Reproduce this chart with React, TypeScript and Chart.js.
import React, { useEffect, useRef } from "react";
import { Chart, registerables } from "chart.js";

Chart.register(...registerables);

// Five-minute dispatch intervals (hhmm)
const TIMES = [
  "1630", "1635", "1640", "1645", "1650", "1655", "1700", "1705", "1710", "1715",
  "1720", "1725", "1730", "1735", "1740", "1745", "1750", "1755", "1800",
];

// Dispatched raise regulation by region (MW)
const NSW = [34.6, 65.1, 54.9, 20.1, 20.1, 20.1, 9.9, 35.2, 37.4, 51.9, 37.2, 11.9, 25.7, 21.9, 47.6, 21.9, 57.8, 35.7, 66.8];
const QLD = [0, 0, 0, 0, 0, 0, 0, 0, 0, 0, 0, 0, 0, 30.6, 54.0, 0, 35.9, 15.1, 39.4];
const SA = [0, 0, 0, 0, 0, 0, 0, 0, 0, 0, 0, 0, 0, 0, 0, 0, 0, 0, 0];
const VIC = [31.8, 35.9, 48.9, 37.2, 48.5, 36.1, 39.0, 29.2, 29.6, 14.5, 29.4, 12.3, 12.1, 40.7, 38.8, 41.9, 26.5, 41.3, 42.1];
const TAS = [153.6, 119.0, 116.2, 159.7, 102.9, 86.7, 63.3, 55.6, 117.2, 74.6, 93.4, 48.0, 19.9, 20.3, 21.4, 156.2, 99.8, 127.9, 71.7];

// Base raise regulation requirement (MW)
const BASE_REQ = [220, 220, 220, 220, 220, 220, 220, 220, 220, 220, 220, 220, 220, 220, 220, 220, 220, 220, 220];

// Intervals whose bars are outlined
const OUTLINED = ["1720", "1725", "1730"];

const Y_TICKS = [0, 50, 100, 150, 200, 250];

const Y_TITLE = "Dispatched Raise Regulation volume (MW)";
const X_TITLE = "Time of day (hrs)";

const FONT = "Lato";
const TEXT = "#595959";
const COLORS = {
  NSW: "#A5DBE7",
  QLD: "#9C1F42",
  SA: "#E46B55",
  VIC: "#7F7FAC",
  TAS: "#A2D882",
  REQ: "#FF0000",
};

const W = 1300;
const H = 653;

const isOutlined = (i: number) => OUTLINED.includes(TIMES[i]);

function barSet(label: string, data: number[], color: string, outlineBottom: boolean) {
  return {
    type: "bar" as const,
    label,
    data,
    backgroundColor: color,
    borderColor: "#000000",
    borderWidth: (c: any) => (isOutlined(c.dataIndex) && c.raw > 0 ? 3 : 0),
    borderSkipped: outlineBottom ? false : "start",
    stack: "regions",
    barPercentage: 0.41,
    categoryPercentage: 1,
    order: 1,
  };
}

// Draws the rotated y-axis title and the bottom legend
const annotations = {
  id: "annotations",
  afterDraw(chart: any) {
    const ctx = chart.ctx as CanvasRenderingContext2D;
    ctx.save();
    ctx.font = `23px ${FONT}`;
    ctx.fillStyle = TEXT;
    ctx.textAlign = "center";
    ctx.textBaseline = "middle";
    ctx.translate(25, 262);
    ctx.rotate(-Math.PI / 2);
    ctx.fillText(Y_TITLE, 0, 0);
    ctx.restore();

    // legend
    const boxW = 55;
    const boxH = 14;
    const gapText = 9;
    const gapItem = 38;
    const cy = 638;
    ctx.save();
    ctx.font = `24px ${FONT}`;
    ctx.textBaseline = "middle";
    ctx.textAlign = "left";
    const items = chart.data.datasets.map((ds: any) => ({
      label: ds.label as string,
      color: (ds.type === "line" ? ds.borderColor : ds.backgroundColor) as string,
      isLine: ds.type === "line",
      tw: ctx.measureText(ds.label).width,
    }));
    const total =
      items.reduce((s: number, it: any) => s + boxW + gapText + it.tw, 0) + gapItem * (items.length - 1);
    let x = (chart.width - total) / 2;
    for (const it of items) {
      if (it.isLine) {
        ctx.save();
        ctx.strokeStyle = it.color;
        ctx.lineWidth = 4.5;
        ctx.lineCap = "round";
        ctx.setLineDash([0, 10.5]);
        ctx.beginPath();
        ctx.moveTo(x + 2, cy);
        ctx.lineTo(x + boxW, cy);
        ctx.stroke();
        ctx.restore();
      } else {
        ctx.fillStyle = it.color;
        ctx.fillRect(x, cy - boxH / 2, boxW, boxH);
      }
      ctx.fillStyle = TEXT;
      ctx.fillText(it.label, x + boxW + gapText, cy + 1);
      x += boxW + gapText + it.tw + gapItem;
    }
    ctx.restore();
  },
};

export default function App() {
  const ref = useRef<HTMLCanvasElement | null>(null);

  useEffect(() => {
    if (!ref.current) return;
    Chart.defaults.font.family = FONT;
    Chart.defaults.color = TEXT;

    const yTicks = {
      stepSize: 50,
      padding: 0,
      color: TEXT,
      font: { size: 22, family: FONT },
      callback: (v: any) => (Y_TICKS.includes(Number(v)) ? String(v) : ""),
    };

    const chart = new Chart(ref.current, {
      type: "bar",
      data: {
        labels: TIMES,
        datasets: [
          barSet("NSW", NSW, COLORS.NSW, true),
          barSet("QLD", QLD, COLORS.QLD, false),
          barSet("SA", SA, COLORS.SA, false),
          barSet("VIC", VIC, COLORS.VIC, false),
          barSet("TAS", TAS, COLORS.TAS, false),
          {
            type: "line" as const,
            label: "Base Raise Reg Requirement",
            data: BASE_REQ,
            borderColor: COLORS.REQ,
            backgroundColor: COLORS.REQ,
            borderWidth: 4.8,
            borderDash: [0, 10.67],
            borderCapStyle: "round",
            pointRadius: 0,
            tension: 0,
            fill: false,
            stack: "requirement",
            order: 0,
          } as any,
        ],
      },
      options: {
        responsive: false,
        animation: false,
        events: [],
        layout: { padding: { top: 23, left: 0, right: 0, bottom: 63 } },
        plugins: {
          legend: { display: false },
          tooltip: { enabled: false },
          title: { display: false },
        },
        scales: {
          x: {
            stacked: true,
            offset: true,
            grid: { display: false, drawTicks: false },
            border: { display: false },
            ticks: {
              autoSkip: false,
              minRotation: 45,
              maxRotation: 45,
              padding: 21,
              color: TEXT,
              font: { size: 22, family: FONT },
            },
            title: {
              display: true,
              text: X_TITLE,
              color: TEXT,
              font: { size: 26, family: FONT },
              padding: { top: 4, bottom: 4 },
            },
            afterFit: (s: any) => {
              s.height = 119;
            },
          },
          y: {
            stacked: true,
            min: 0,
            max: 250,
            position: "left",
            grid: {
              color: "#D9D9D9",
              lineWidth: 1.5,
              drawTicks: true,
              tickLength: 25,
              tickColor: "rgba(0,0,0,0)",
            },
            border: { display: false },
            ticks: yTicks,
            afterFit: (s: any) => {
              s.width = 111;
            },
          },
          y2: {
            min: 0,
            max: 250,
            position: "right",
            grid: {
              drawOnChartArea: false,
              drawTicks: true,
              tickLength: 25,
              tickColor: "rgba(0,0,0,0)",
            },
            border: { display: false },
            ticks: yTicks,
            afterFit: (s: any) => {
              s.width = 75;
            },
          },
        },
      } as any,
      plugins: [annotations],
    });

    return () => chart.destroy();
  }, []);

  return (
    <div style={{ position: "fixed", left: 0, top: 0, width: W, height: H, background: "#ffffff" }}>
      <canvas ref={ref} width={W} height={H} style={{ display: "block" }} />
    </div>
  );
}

(Written instruction): Pull out all lines from the listing that contain the string "React".

(Answer):
Reproduce this chart with React, TypeScript and Chart.js.
import React, { useEffect, useRef } from "react";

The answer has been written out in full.